Rants, Feelings & Opinions

Sex Work Diaries, Vol 1: Politically Incorrect Hand-Jobs

August 24, 2017

Dirty talk takes a politically incorrect turn for a teenage hand-job artiste at an Upper East Side massage parlor. 

“Vixen”
New York, New York

At the start of my sex work career, I was 19 and giving body rubs (read: hand jobs) in a quiet, Upper East Side apartment. Unlike full service sex work, massage consists of same-day, short-stay clients who offer little-to-no screening information—we took our own calls, and we decided who to see using little more info than an in-house blacklist, and how the person seemed on the phone. One Wednesday evening, I took a new client. On the phone he cockily described our impending encounter as “the easiest session you’ll ever have,” which is never a good sign. But it was May, finals season, and I was short on cash after calling out of work repeatedly to study (and to recover from studying-induced sleep deprivation).

He arrived exactly on time, and a quick once-over through the peephole showed he was tall, white, vaguely middle aged, and clean cut—in other words, indiscernible from 90% of my clients. Forgoing the massage table, he undressed and moved to sit on the Ikea couch. He fished a clinically crisp white towel from his Whole Foods tote bag and placed it between his bare ass cheeks and the scratched black pleather of the sofa. He motioned for me to kneel in front of him and reached his hand back in his bag. While rummaging, he looked down at me and told me he wanted to ask me some “simple black and white questions.” His hand emerged from the sack wrapped around a small pump bottle filled with lotion. He meticulously lathered his cock and began a slow, gentle jerk as he turned his gaze back to me.
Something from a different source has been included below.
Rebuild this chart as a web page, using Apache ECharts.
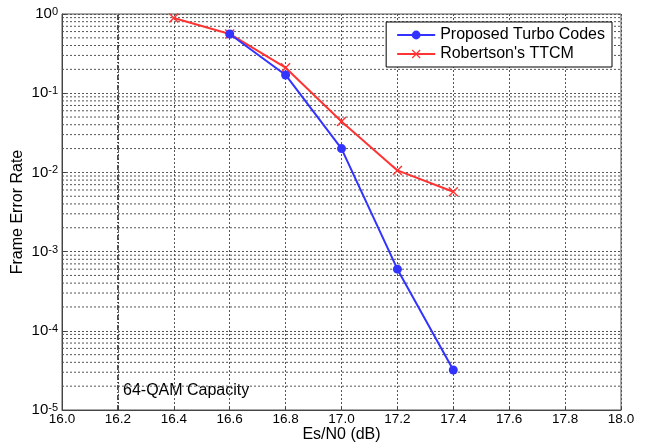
<!DOCTYPE html>
<html>
<head>
<meta charset="utf-8">
<script src="https://cdn.jsdelivr.net/npm/echarts@6/dist/echarts.min.js"></script>
<style>
  html, body { margin: 0; padding: 0; background: #fff; }
  #main { width: 649px; height: 445px; }
</style>
</head>
<body>
<div id="main"></div>
<script>
// Es/N0 points (dB)
var turboX = [16.6, 16.8, 17.0, 17.2, 17.4];
var turboFER = [0.56, 0.17, 0.020, 6.0e-4, 3.2e-5];
var ttcmX = [16.4, 16.6, 16.8, 17.0, 17.2, 17.4];
var ttcmFER = [0.89, 0.56, 0.21, 0.044, 0.0106, 0.0057];

// axis ticks
var decades = [-5, -4, -3, -2, -1];
var minorMult = [2, 3, 4, 5, 6, 7, 8, 9];
var xRange = [16, 18];
var capacityX = 16.2;

var font = 'Liberation Sans, Arial, sans-serif';
var gridDash = { color: '#555', type: [2, 2], width: 1 };

function pairs(xs, ys) {
    return xs.map(function (x, i) { return [x, ys[i]]; });
}

var series = [];

// minor log grid lines (2..9 x 10^k)
decades.forEach(function (d) {
    minorMult.forEach(function (m) {
        var v = m * Math.pow(10, d);
        series.push({
            type: 'line',
            silent: true,
            symbol: 'none',
            lineStyle: gridDash,
            data: [[xRange[0], v], [xRange[1], v]],
            z: 1
        });
    });
});

// capacity line
series.push({
    type: 'line',
    silent: true,
    symbol: 'none',
    lineStyle: { color: '#333', type: [5, 2, 1, 2], width: 1.5 },
    data: [[capacityX, 1e-5], [capacityX, 1]],
    z: 2
});

series.push({
    name: "Robertson's TTCM",
    type: 'line',
    data: pairs(ttcmX, ttcmFER),
    symbol: 'path://M0,1L1,0L5,4L9,0L10,1L6,5L10,9L9,10L5,6L1,10L0,9L4,5Z',
    symbolSize: 10,
    lineStyle: { color: '#ff3333', width: 2 },
    itemStyle: { color: '#ff3333' },
    z: 3
});
series.push({
    name: 'Proposed Turbo Codes',
    type: 'line',
    data: pairs(turboX, turboFER),
    symbol: 'circle',
    symbolSize: 9,
    lineStyle: { color: '#3333ff', width: 2 },
    itemStyle: { color: '#3333ff' },
    z: 4
});

var chart = echarts.init(document.getElementById('main'));
var option = {
    backgroundColor: '#fff',
    animation: false,
    textStyle: { fontFamily: font },
    grid: {
        left: 62,
        right: 28,
        top: 14,
        bottom: 35,
        containLabel: false,
        outerBoundsMode: 'none',
        show: true,
        borderColor: '#555',
        borderWidth: 1
    },
    legend: {
        orient: 'vertical',
        right: 37,
        top: 22,
        itemWidth: 38,
        itemHeight: 11,
        itemGap: 3,
        padding: [5, 7, 5, 10],
        borderColor: '#000',
        borderWidth: 1,
        backgroundColor: '#fff',
        textStyle: { fontSize: 16, color: '#000', fontFamily: font },
        data: ['Proposed Turbo Codes', "Robertson's TTCM"]
    },
    xAxis: {
        type: 'value',
        min: xRange[0],
        max: xRange[1],
        interval: 0.2,
        name: 'Es/N0 (dB)',
        nameLocation: 'middle',
        nameGap: 17,
        nameMoveOverlap: false,
        nameTextStyle: { fontSize: 16, color: '#000', fontFamily: font },
        axisLine: { show: true, lineStyle: { color: '#444' } },
        axisTick: { show: true, inside: true, length: 4, lineStyle: { color: '#444' } },
        axisLabel: {
            fontSize: 13.5,
            color: '#000',
            margin: 2,
            formatter: function (v) { return v.toFixed(1); }
        },
        splitLine: { show: true, lineStyle: gridDash }
    },
    yAxis: {
        type: 'log',
        logBase: 10,
        min: 1e-5,
        max: 1,
        name: 'Frame Error Rate',
        nameLocation: 'middle',
        nameGap: 36,
        nameMoveOverlap: false,
        nameTextStyle: { fontSize: 16, color: '#000', fontFamily: font },
        axisLine: { show: true, lineStyle: { color: '#444' } },
        axisTick: { show: true, inside: true, length: 4, lineStyle: { color: '#444' } },
        axisLabel: {
            margin: 4,
            formatter: function (v) {
                var e = Math.round(Math.log10(v));
                return '{b|10}{s|' + e + '}';
            },
            rich: {
                b: { fontSize: 15, lineHeight: 15, color: '#000', fontFamily: font, verticalAlign: 'bottom' },
                s: { fontSize: 11, lineHeight: 11, color: '#000', fontFamily: font, verticalAlign: 'top', padding: [0, 0, 5, 0] }
            }
        },
        splitLine: { show: true, lineStyle: gridDash }
    },
    graphic: [
        {
            type: 'text',
            left: 123,
            top: 383,
            style: { text: '64-QAM Capacity', fontSize: 16, fill: '#000', fontFamily: font }
        }
    ],
    series: series
};
chart.setOption(option);
</script>
</body>
</html>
Poised and ready, his eyes bore holes in my head as he asked me: “Who do you think is more athletic, Jewish men or Italian men?”

Not what I was expecting. Caught off-guard, I couldn’t help but laugh, and I truthfully responded that I didn’t know much about sports. He made a face and tried again. “Who has a larger penis, Indian men or Jewish men?” I told him, again truthfully, that the largest penis I’d ever encountered had been attached to an Indian client of mine. He seemed equally unhappy with this response and fired off an assault of questions: “Who is more studious, white men or Jewish men? Who is more respectful, Black men or Jewish men? Who is taller, Mexican men or Jewish men?” It goes on. When he finally let me speak, I explained that I don’t associate a certain quality such as intelligence, athleticism, attractiveness, etc. with a particular race or ethnicity. He smiled in anticipation and told me I “suffered from a disease called political correctness.”

He then began rambling stats about Jewish people: what percentage have won nobel prizes, what percentage go to ivy league schools, what percentage are lawyers, doctors, Hollywood producers, etc. He told me that Jewish people are the most powerful and supreme race, and that they manufactured the Holocaust as a sneaky ploy for sympathy to distract from their quiet and rapid path to global domination. All the while, he referred to me as a “worthless little gentile” and, between lotiony-strokes, asked me how I liked his “powerful Jewish cock.” “Do you have a sugar daddy, little gentile? I could be yours. You aren’t Jewish and can never be on our level, but you can get as close as a gentile can. Do you know what a kosher woman is? It means she’s pure.” He brought himself to climax while simultaneously asking me about my IQ level (spoiler: I didn’t know then and still don’t).

When I got home at 1:30AM, I recounted the story to my Jewish partner who squealed with delight and disbelief before dubbing him “powerful Jewish cock client.” He kissed me between laughter and muffled comments about my being his unpure, wicked shiksa. I only saw P.J.C. one other time after our initial encounter. It was six months later and he had the same barrage of questions (and personal towel-couch-barrier + lotion lube), although this time was with the added joy of comments about whether I thought he could out-wrestle my boyfriend. Unfortunately, the Great Jewish Wrestling Match never took place, but four years later my partner and I still find ourselves mentioning the P.J.C. in humorous passing.